I heard Nina walking toward me, though all I could see was days long-past.
“I’m going to leave you in a cognitive recall loop.”
I saw Anna’s grave and her death unspool before my eyes as if they were happening now. Her sickness. Our last trip to Paris. Her tattoos. Our book club.
I felt Nina put a cylinder in my hand.
“If you’re able to accept your memories, the cuff will allow you to leave. If you choose to come out of the loop, press this button. You’ll be allowed to join our society. If you agree, we’ll reintroduce senescence. It won’t hit you all at once. You’ll live another half-century or so, but you’ll live in our world. Those on council who choose this path will be settled somewhere quiet and out of the way. You’ll have no more power but that, I suspect, may be a welcome thing to the right person.”
Her voice faded as the memories overtook me. I was no longer fed the overlapping memories Nina had of our family, but relived every single one of my own, back to front.
Ted’s death is replaced by Ted’s cancer, chased by our final vacation, playing gin every night before bed, the goofy smile he wears when he’s being silly, our wedding, our fights, our first date, the first moment we meet—he tries to flirt but falls into a park bench.
I see my girls return from death and departure, they run giggling back into my arms, and then I see myself return into my own mother’s arms, seeing the soft dark ringlets of her hair and her dark eyes as they smile at me. I am a child, I am a mother, and I am whole again.

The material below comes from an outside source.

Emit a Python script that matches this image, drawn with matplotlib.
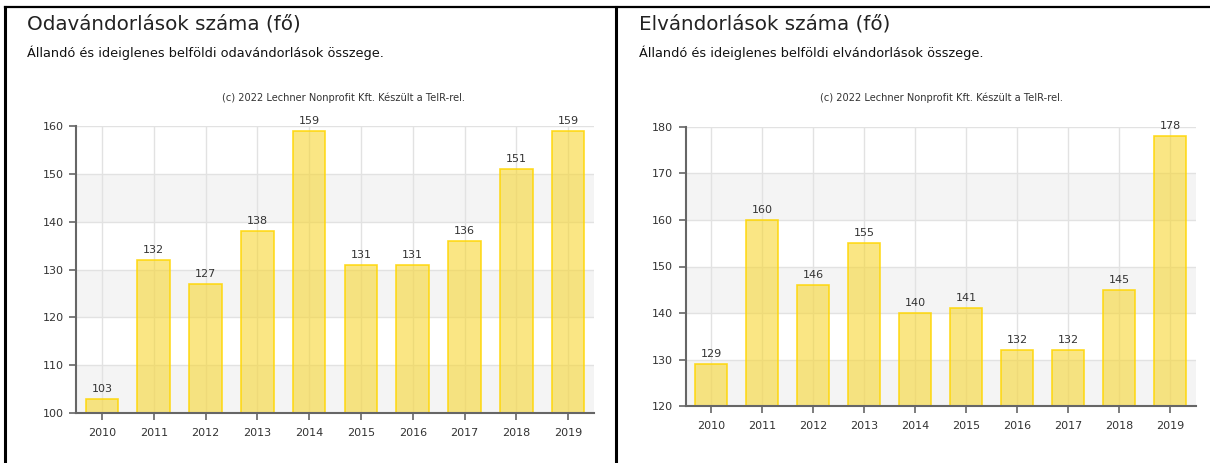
import matplotlib.pyplot as plt
from matplotlib.lines import Line2D

years = ['2010', '2011', '2012', '2013', '2014', '2015', '2016', '2017', '2018', '2019']
odavandorlas = [103, 132, 127, 138, 159, 131, 131, 136, 151, 159]
elvandorlas = [129, 160, 146, 155, 140, 141, 132, 132, 145, 178]

left_title = 'Odavándorlások száma (fő)'
left_sub = 'Állandó és ideiglenes belföldi odavándorlások összege.'
right_title = 'Elvándorlások száma (fő)'
right_sub = 'Állandó és ideiglenes belföldi elvándorlások összege.'
credit = '(c) 2022 Lechner Nonprofit Kft. Készült a TeIR-rel.'

W, H = 1210, 463
fig = plt.figure(figsize=(W / 100, H / 100), dpi=100)
plt.rcParams['font.family'] = ['DejaVu Sans']

TEXT = '#333333'
AXIS = '#666666'


def px(x, y):
    return x / W, 1 - y / H


def draw(rect, values, ymin, ymax):
    ax = fig.add_axes(rect)
    x = range(len(years))
    # alternating bands
    for i, lo in enumerate(range(ymin, ymax, 10)):
        if i % 2 == 0:
            ax.axhspan(lo, lo + 10, color='#f4f4f4', zorder=0, lw=0)
    for lo in range(ymin + 10, ymax + 1, 10):
        ax.axhline(lo, color='#e2e2e2', lw=1, zorder=1)
    for xi in x:
        ax.axvline(xi, color='#e2e2e2', lw=1, zorder=1)
    ax.bar(x, [v - ymin for v in values], bottom=ymin, width=0.63,
           color=(0.97, 0.84, 0.2, 0.6), edgecolor=(1.0, 0.84, 0.0, 0.85),
           linewidth=1.2, zorder=2)
    for xi, v in zip(x, values):
        ax.annotate(str(v), (xi, v), xytext=(0, 3.5), textcoords='offset points',
                    ha='center', va='bottom', fontsize=8, color=TEXT)
    ax.set_xlim(-0.5, len(years) - 0.5)
    ax.set_ylim(ymin, ymax)
    ax.set_xticks(list(x))
    ax.set_xticklabels(years)
    ax.set_yticks(range(ymin, ymax + 1, 10))
    ax.tick_params(axis='both', length=5, width=1.2, color=AXIS,
                   labelsize=8, labelcolor=TEXT)
    ax.tick_params(axis='x', pad=6)
    ax.tick_params(axis='y', pad=4)
    for s in ['top', 'right']:
        ax.spines[s].set_visible(False)
    for s in ['left', 'bottom']:
        ax.spines[s].set_color(AXIS)
        ax.spines[s].set_linewidth(1.5)
        ax.spines[s].set_zorder(3)
    ax.set_facecolor('white')
    return ax


draw([76 / W, 50 / H, 518 / W, 287 / H], odavandorlas, 100, 160)
draw([685.5 / W, 57 / H, 510 / W, 279 / H], elvandorlas, 120, 180)

# headings
fig.text(*px(27, 29), left_title, fontsize=14.3, color='#222222', va='baseline')
fig.text(*px(27, 57), left_sub, fontsize=9.3, color='#111111', va='baseline')
fig.text(*px(343, 101), credit, fontsize=7.1, color=TEXT, va='baseline', ha='center')

fig.text(*px(639, 29), right_title, fontsize=14.3, color='#222222', va='baseline')
fig.text(*px(639, 57), right_sub, fontsize=9.3, color='#111111', va='baseline')
fig.text(*px(942, 101), credit, fontsize=7.1, color=TEXT, va='baseline', ha='center')

# frame lines
fig.add_artist(Line2D([5 / W, 1 - 1 / W], [1 - 7 / H] * 2, color='black', lw=1.6))
fig.add_artist(Line2D([5 / W] * 2, [0, 1 - 7 / H], color='black', lw=2.2))
fig.add_artist(Line2D([616 / W] * 2, [0, 1 - 7 / H], color='black', lw=2.2))

fig.savefig('out.png', dpi=100)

I was suffocated and choked by emotion, held fast and secure by the memories. I was overwhelmed by pain and joy. I remembered each of their names, the memories knitting themselves to the scars of their stories that I still felt. None of that had really been removed. Nina was right. It had just been buried, and it did make me unique.
I decided that I would push the button, but not for a while longer.
My heart strained as it pulsed, but I continued to wait. I wanted more, despite the throbbing in my head. I wanted to remember each day, to risk it all, even if I ended up lost in it: Anna holding my hand, and Nina leading us a few feet ahead in a crowd. The sun is winking down through the waving tendrils of a willow tree, our picnic basket is full. Nina is telling us a story and Anna is acting it out.
We are on our way to an adventure, my little loves and I—I sigh in the present, tears falling like a blessing down my cheeks as my heart hit my ribs like a hammer—on a warm summer day centuries ago, before I was immortal.